The location of Fort Snelling, high atop the bluffs at the confluence of the Minnesota and Mississippi Rivers, carries profound symbolic significance for different audiences. For most Anglo Minnesotans it represents, in the words of the Minnesota Historical Society, “the story of the development of the U.S. Northwest. While surrounded today by freeways and a large urban population, Fort Snelling was once a lonely symbol of American ambition in the wilderness.” For the Dakota people it represents the coercive power that forced them from their ancestral homeland as well as the actual location of a concentration camp where many died in the harsh winter of 1862-1863. Significantly, this site of genocide sits on sacred land for the Dakota that represents the source of creation. The Minnesota Historical society might want to portray Fort Snelling as having once been an outpost of development in the wilderness, but this only reveals ignorance, shortsightedness, and racism.

 

The decision of what to do about Fort Snelling in this 150th anniversary year is consequential for the historic site, the Historical Society, and the people of Minnesota. The genocide of the Dakota people is part of a larger story of violence and ethnic cleansing common to every state in the union. Anniversaries are useful for thinking about the past and learning from our mistakes. The decision of the legislature about whether to fund a project concerning Fort Snelling is a golden opportunity for Minnesota to take a leadership role in the nation in dealing with the legacy of the genocide of indigenous peoples of the Americas.
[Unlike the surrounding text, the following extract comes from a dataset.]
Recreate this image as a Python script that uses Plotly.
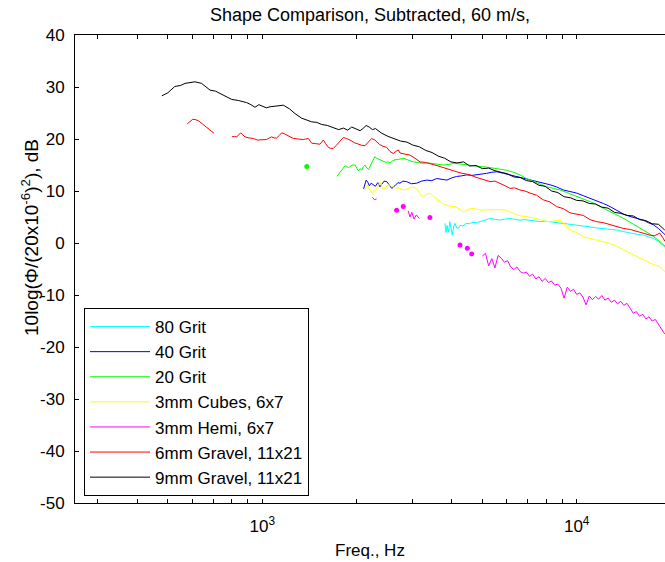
import plotly.graph_objects as go

# ---- data: frequency (Hz) and level (dB) per surface ----
grit80_f = [3810, 3840, 3870, 3910, 3950, 3985, 4020, 4060, 4100, 4150, 4200, 4260, 4350, 4450,
            4560, 4680, 4800, 4926, 5050, 5180, 5300, 5450, 5700, 5900, 6138, 6400, 6602, 6850,
            7103, 7400, 7643, 7950, 8222, 8600, 9057, 9500, 10000, 10500, 11015, 11580, 12160,
            12770, 13400, 14060, 14760, 15500, 16290, 16900, 17540, 18200, 18800, 19100]
grit80_db = [3.8, 2.0, 3.4, 2.1, 4.1, 2.6, 1.5, 3.1, 3.8, 2.9, 2.8, 3.4, 3.3, 3.8,
             3.7, 4.0, 3.9, 4.1, 4.3, 4.5, 4.7, 4.6, 4.4, 4.6, 4.7, 4.5, 4.4, 4.5,
             4.4, 4.2, 4.1, 4.2, 4.1, 3.9, 3.8, 3.6, 3.5, 3.3, 3.1, 2.9, 2.8,
             2.6, 2.5, 2.2, 1.9, 1.7, 1.5, 1.2, 0.9, 0.3, -0.4, -0.8]

grit40_f = [2100, 2120, 2140, 2165, 2190, 2220, 2254, 2290, 2330, 2366, 2400, 2440, 2489, 2530,
            2582, 2640, 2700, 2742, 2800, 2877, 2980, 3097, 3210, 3334, 3460, 3589, 3720, 3864,
            4000, 4150, 4300, 4467, 4640, 4808, 5000, 5176, 5370, 5572, 5850, 6138, 6440, 6761,
            7100, 7464, 7830, 8222, 8620, 9057, 9520, 10000, 10490, 11015, 11570, 12160, 12770,
            13400, 14060, 14760, 15500, 16290, 16900, 17540, 18200, 18840, 19100]
grit40_db = [10.4, 11.4, 12.1, 11.7, 11.0, 11.5, 11.2, 10.9, 11.6, 10.8, 11.3, 11.9, 11.8, 11.1,
             10.5, 11.0, 11.6, 11.5, 11.9, 11.8, 11.4, 11.5, 11.9, 12.1, 12.0, 12.4, 12.2, 12.1,
             12.5, 12.8, 12.9, 13.1, 13.0, 13.1, 13.3, 13.4, 13.6, 13.7, 13.4, 13.1, 12.8, 12.4,
             12.1, 11.8, 11.5, 11.2, 10.8, 10.2, 9.9, 9.6, 9.1, 8.6, 8.2, 7.6, 7.0,
             6.3, 5.6, 5.1, 4.7, 4.4, 3.9, 3.5, 2.8, 1.9, 1.6]

grit20_dot_f = [1385]
grit20_dot_db = [14.7]
grit20_f = [1727, 1760, 1800, 1830, 1854, 1880, 1900, 1930, 1972, 2000, 2020, 2050, 2070, 2100,
            2121, 2150, 2180, 2220, 2260, 2281, 2311, 2350, 2390, 2426, 2470, 2510, 2548, 2600,
            2643, 2720, 2808, 2900, 3020, 3120, 3250, 3360, 3501, 3630, 3767, 3900, 4056, 4250,
            4470, 4700, 4926, 5170, 5430, 5700, 5980, 6300, 6602, 6918, 7280, 7650, 8030, 8430,
            8850, 9300, 9750, 10250, 10760, 11300, 11860, 12450, 13070, 13720, 14410, 15130,
            15890, 16600, 17330, 18100, 18890, 19100]
grit20_db = [12.8, 13.4, 14.2, 14.8, 14.8, 14.4, 14.7, 15.0, 15.0, 14.4, 13.9, 14.3, 14.0, 14.7,
             15.0, 14.4, 14.1, 15.2, 16.2, 16.6, 16.3, 16.1, 15.8, 15.6, 15.5, 15.6, 15.4, 15.8,
             16.0, 16.1, 16.3, 16.0, 15.6, 15.5, 15.3, 15.4, 15.3, 15.2, 15.0, 15.1, 15.3, 15.2,
             15.0, 14.9, 14.7, 14.6, 14.4, 14.3, 14.0, 13.6, 13.1, 12.4, 11.8, 11.3, 10.8, 10.5,
             10.2, 9.7, 9.2, 8.8, 8.3, 7.7, 7.0, 6.4, 5.7, 5.1, 4.4, 3.6,
             2.8, 2.2, 1.5, 0.6, -0.4, -0.6]

cubes_f = [2120, 2140, 2160, 2190, 2220, 2250, 2280, 2310, 2340, 2370, 2400, 2430, 2470, 2520,
           2580, 2650, 2740, 2810, 2880, 2950, 3020, 3100, 3180, 3250, 3330, 3400, 3480, 3560,
           3650, 3780, 3950, 4100, 4250, 4365, 4500, 4640, 4800, 5000, 5180, 5360, 5580, 5760,
           5990, 6200, 6440, 6650, 6940, 7200, 7460, 7750, 8040, 8400, 8860, 9100, 9530, 10000,
           10500, 11000, 11580, 12100, 12770, 13400, 14080, 14800, 15530, 16300, 17120, 17700,
           18400, 19100]
cubes_db = [10.2, 10.8, 11.2, 10.4, 9.8, 9.6, 10.3, 10.5, 11.0, 11.8, 10.9, 10.2, 10.7, 11.2,
            10.9, 10.6, 10.5, 10.2, 10.4, 10.6, 10.8, 10.4, 9.4, 8.9, 9.4, 9.6, 9.2, 8.6,
            8.1, 7.4, 7.1, 7.0, 6.5, 6.0, 6.4, 6.7, 6.5, 6.3, 6.4, 6.4, 6.5, 6.4,
            6.3, 5.9, 5.4, 5.2, 5.1, 4.9, 4.7, 4.4, 4.1, 4.2, 4.4, 3.7, 2.5, 2.0,
            1.2, 0.9, 0.6, 0.3, -0.1, -0.6, -1.3, -2.0, -2.6, -3.2, -3.9, -4.2,
            -4.6, -5.5]

# hemispheres: broken line (gaps where no valid level) plus isolated points
hemi_f = [2240, 2275, 2310, None,
          2910, 2950, 2990, 3040, 3090, 3160, None,
          5012, 5129, 5248, 5370, 5495, 5623, 5754, 5888, 6026, 6166, 6310, 6457, 6607, 6761,
          6918, 7079, 7244, 7413, 7586, 7762, 7943, 8128, 8318, 8511, 8710, 8913, 9120, 9333,
          9550, 9772, 10000, 10233, 10471, 10715, 10965, 11220, 11482, 11749, 12023, 12303,
          12589, 12882, 13183, 13490, 13804, 14125, 14454, 14791, 15136, 15488, 15849, 16218,
          16596, 16982, 17378, 17783, 18197, 18621, 19055]
hemi_db = [8.8, 8.3, 8.5, None,
           6.2, 5.0, 5.9, 4.6, 5.4, 4.7, None,
           -2.5, -2.0, -4.4, -3.0, -4.8, -2.4, -2.9, -3.7, -3.4, -4.6, -5.1, -4.6, -5.5, -5.8,
           -5.6, -6.4, -6.0, -6.9, -6.5, -7.4, -6.8, -7.6, -7.3, -8.1, -7.9, -8.7, -10.6, -8.5,
           -9.3, -8.9, -9.9, -9.6, -10.4, -11.9, -10.2, -10.9, -10.3, -10.8, -10.1, -11.0,
           -10.6, -11.4, -11.0, -11.7, -11.2, -12.0, -11.6, -12.5, -13.5, -13.2, -14.1, -13.7,
           -14.6, -14.2, -15.0, -14.7, -15.6, -16.4, -17.5]
hemi_dot_f = [2675, 2808, 3414, 4256, 4490, 4634]
hemi_dot_db = [6.3, 7.0, 4.9, -0.4, -1.0, -2.1]

gravel6_f = [577, 590, 601, 615, 627, 645, 666, 685, 702, None,
             800, 815, 829, 841, 854, 867, 881, 908, 936, 965, 995, 1013, 1032, 1052, 1071,
             1090, 1111, 1133, 1153, 1175, 1196, 1225, 1256, 1300, 1350, 1375, 1401, 1420, 1436,
             1480, 1526, 1545, 1564, 1590, 1622, 1650, 1683, 1715, 1746, 1780, 1811, 1850, 1901,
             1960, 2020, 2070, 2121, 2180, 2227, 2281, 2320, 2365, 2420, 2486, 2548, 2612, 2660,
             2709, 2742, 2830, 2950, 3060, 3175, 3300, 3416, 3540, 3676, 3810, 3955, 4100, 4256,
             4420, 4579, 4750, 4926, 5110, 5300, 5500, 5703, 5920, 6136, 6350, 6602, 6850, 7103,
             7450, 7827, 8220, 8634, 9070, 9525, 10000, 10500, 11020, 11580, 12170, 12770, 13400,
             14080, 14800, 15530, 16310, 17120, 17700, 18390, 18800, 19100]
gravel6_db = [22.9, 23.4, 23.8, 23.7, 23.5, 22.9, 22.2, 21.6, 21.1, None,
              20.4, 20.5, 20.4, 20.9, 21.2, 20.8, 20.4, 20.2, 20.1, 19.8, 19.8, 19.9, 19.9, 20.2, 20.4,
              20.2, 20.2, 20.7, 21.2, 21.0, 20.8, 20.4, 20.1, 20.0, 19.9, 20.0, 20.1, 19.6, 19.2,
              19.1, 19.0, 19.4, 19.8, 19.1, 18.4, 18.2, 18.2, 18.7, 19.2, 19.8, 20.3, 20.1, 19.8,
              19.3, 19.0, 18.8, 18.7, 19.4, 20.1, 19.8, 19.3, 18.9, 18.6, 18.4, 17.6, 17.2, 17.6,
              17.9, 17.3, 17.1, 16.9, 16.3, 15.6, 15.5, 15.3, 15.0, 14.7, 14.4, 14.0, 13.8, 13.5,
              13.3, 13.1, 12.7, 12.4, 12.1, 11.8, 11.9, 11.5, 11.0, 10.5, 10.6, 10.2, 10.0, 9.6,
              9.2, 8.3, 7.9, 7.0, 6.6, 5.8, 5.5, 5.3, 4.5, 4.1, 3.9, 3.5, 3.1,
              2.8, 2.6, 2.2, 1.9, 1.5, 1.4, 1.9, 1.0, 0.3]

gravel9_f = [479, 501, 527, 550, 568, 590, 611, 641, 660, 682, 710, 733, 765, 800, 840, 892, 920,
             948, 975, 1007, 1030, 1059, 1110, 1167, 1220, 1270, 1334, 1380, 1436, 1490, 1545,
             1610, 1683, 1750, 1811, 1870, 1925, 1985, 2047, 2089, 2140, 2188, 2240, 2291, 2350,
             2399, 2512, 2630, 2754, 2884, 3020, 3162, 3311, 3467, 3631, 3802, 3981, 4169, 4365,
             4571, 4786, 5012, 5248, 5495, 5754, 6026, 6310, 6607, 6918, 7244, 7586, 7943, 8318,
             8710, 9120, 9550, 10000, 10471, 10965, 11482, 12023, 12589, 13183, 13804, 14454,
             15136, 15849, 16596, 17378, 18197, 19055]
gravel9_db = [28.3, 28.9, 30.1, 30.3, 30.7, 30.9, 31.0, 30.7, 30.1, 29.4, 29.2, 28.8, 28.3, 27.6,
              27.4, 27.0, 26.6, 26.1, 26.6, 26.3, 26.0, 26.2, 26.3, 26.5, 25.8, 24.9, 24.0, 23.7,
              23.3, 23.2, 22.8, 22.6, 22.2, 21.8, 22.1, 21.7, 22.3, 21.9, 21.6, 22.0, 22.6, 22.3,
              21.8, 22.0, 21.5, 21.1, 20.5, 20.1, 19.6, 19.4, 18.8, 18.5, 17.8, 17.4, 16.7, 16.3,
              15.6, 15.4, 15.6, 14.8, 14.9, 14.3, 14.4, 13.9, 13.6, 13.3, 12.7, 12.6, 12.0, 11.8,
              11.1, 10.9, 10.0, 9.7, 8.9, 8.7, 8.2, 8.1, 7.6, 7.5, 6.9, 6.7, 5.9, 5.7, 5.3, 5.2,
              4.5, 4.3, 3.7, 3.6, 2.5]

# ---- axis ticks ----
x_minor_ticks = [300, 400, 500, 600, 700, 800, 900, 1000, 2000, 3000, 4000, 5000, 6000,
                 7000, 8000, 9000, 10000]
x_tick_text = ["", "", "", "", "", "", "", "10<sup>3</sup>", "", "", "", "", "", "",
               "", "", "10<sup>4</sup>"]
y_ticks = [-50, -40, -30, -20, -10, 0, 10, 20, 30, 40]
y_tick_text = ["-50", "-40", "-30", "-20", "-10", "0", "10", "20", "30", "40"]

FONT = "Liberation Sans, Arial, Helvetica, sans-serif"

series = [
    ("80 Grit", "#00FFFF", grit80_f, grit80_db, None, None),
    ("40 Grit", "#0000FF", grit40_f, grit40_db, None, None),
    ("20 Grit", "#00FF00", grit20_f, grit20_db, grit20_dot_f, grit20_dot_db),
    ("3mm Cubes, 6x7", "#FFFF00", cubes_f, cubes_db, None, None),
    ("3mm Hemi, 6x7", "#FF00FF", hemi_f, hemi_db, hemi_dot_f, hemi_dot_db),
    ("6mm Gravel, 11x21", "#FF0000", gravel6_f, gravel6_db, None, None),
    ("9mm Gravel, 11x21", "#000000", gravel9_f, gravel9_db, None, None),
]

fig = go.Figure()
for name, color, fx, fy, dx, dy in series:
    fig.add_trace(go.Scatter(
        x=fx, y=fy, mode="lines", name=name, legendgroup=name,
        line=dict(color=color, width=1), connectgaps=False,
    ))
    if dx is not None:
        fig.add_trace(go.Scatter(
            x=dx, y=dy, mode="markers", legendgroup=name, showlegend=False,
            marker=dict(color=color, size=5, line=dict(width=0)),
        ))

fig.update_layout(
    width=665, height=562,
    margin=dict(l=75, r=0, t=35, b=59),
    paper_bgcolor="white", plot_bgcolor="white",
    font=dict(family=FONT, size=17, color="black"),
    title=dict(text="Shape Comparison, Subtracted, 60 m/s,", x=0.5, xref="paper",
               xanchor="center", y=1 - 15 / 562, yref="container", yanchor="middle",
               font=dict(family=FONT, size=18, color="black")),
    showlegend=True,
    legend=dict(x=0.0153, y=(503 - 496) / 468, xanchor="left", yanchor="bottom",
                bgcolor="white", bordercolor="black", borderwidth=1,
                font=dict(family=FONT, size=17, color="black"),
                itemwidth=60, tracegroupgap=0),
    # right-hand frame ticks (no line), sharing the left scale
    yaxis2=dict(overlaying="y", side="right", matches="y", range=[-50, 40],
                tickvals=y_ticks, ticks="inside", ticklen=4, tickcolor="black",
                showticklabels=False, showline=False, showgrid=False, zeroline=False),
)

fig.update_xaxes(
    type="log", range=[2.4043, 4.2809],
    tickvals=x_minor_ticks, ticktext=x_tick_text,
    ticks="inside", ticklen=4, tickcolor="black",
    showline=True, linecolor="black", linewidth=1, mirror="ticks",
    showgrid=False, zeroline=False,
    tickfont=dict(family=FONT, size=17, color="black"),
    ticklabelstandoff=8,
)
fig.update_layout(yaxis=dict(
    range=[-50, 40], tickvals=y_ticks, ticktext=y_tick_text,
    ticks="inside", ticklen=4, tickcolor="black",
    showline=True, linecolor="black", linewidth=1, mirror=False,
    showgrid=False, zeroline=False,
    tickfont=dict(family=FONT, size=17, color="black"),
    ticklabelstandoff=6,
))

# axis labels
fig.add_annotation(text="Freq., Hz", xref="paper", yref="paper",
                   x=0.5, y=(503 - 550) / 468, xanchor="center", yanchor="middle",
                   showarrow=False, font=dict(family=FONT, size=17, color="black"))
fig.add_annotation(text="10log(Φ/(20x10<sup>-6</sup>)<sup>2</sup>), dB",
                   xref="paper", yref="paper", x=(30 - 75) / 590, y=(503 - 238) / 468,
                   xanchor="center", yanchor="middle", textangle=-90,
                   showarrow=False, font=dict(family=FONT, size=19, color="black"))

fig.write_html("out.html")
We can renovate the fort or we can imagine something better.

 

I propose that the state appropriate funds for the removal and reconstruction of Fort Snelling on more neutral grounds and to turn the reconstructed site into The Minnesota Museum of Genocide. The original site would be turned into a state park in which the DNR and the Dakota communities of Minnesota, both federally recognized and non-federally recognized, would come to an agreement on the design and management.

 

If we refurbish Fort Snelling in our 150th year on sacred ground we will be demonstrating our ignorance of history as well as how far we have to go before we can all live together in peace and with respect. Before we can “move on” we must first acknowledge and make restitution for the sins of the past. All of the wealth of Minnesota was in an important way financed by the taking of lands from the First Nations at gun point. The least we can do after 150 years is remove a concentration camp from the Dakota Garden of Eden and rebuild it as a monument to the living memory of the genocide that gave birth to our state and to suffering of other peoples who have also been victims of genocide. Such an act will not make things right, but it would be a start and would give meaning to our sesquicentennial observance.